Detailed description coming soon.


  • Bare Icebi - Gathering Together & Full Moon Learning Series
    • The Full Moon Learning Series is an extension of the Bare Icêbi - Gathering Together. An opportunity to come together and strengthen our community in a safe space without judgement. A place to listen, learn, and explore our wonders. These opportunities are supportive of the Truth and Reconciliation Commission 94 Calls to Action, and support section 5 of the new Teacher Quality Standard: Applying Foundational Knowledge about First Nations, Métis and Inuit.


  • Homework Hub - Once a week, after school, volunteers come together to support high school students at MCHS in their learning. Students work with staff to complete assignments, prepare for exams, and generally provide a support network for the students. The session ends with a meal before the students head home.
  • Curriculum Connections Community - In the 2020-2021 school year, a number of educators came together to develop resources to support the Teacher Quality Standard: Applying Foundational Knowledge about First Nations, Métis and Inuit. Resources include novel studies, lessons for the Seven Grandfather Teachings, a Chickakoo Lake Nature Walk guide, and a high school novel study for Richard Wagamese’s work One Drum.

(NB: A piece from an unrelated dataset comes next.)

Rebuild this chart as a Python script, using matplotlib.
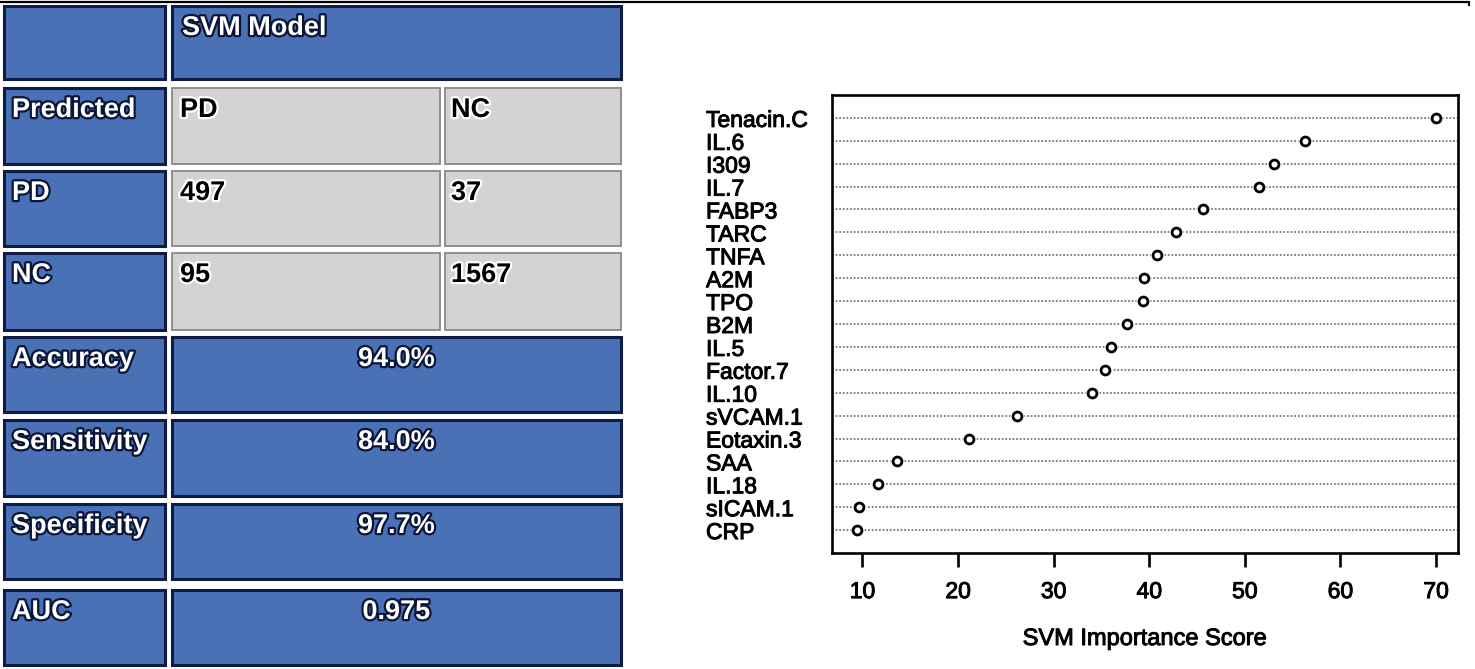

  • School-based Support - Many of our schools have created positions to directly support our Indigenous students. Memorial Composite High School has an Indigenous Graduation Coach, Spruce Grove Composite High School has an Indigenous Culture and Education Team, and Forest Green School, Stony Plain Central School and Duffield School have First Nation, Métis and Inuit liaisons. As well, 21-22 will see the establishment of a coalition of representation from each school to come together and build capacity within schools to lead this work.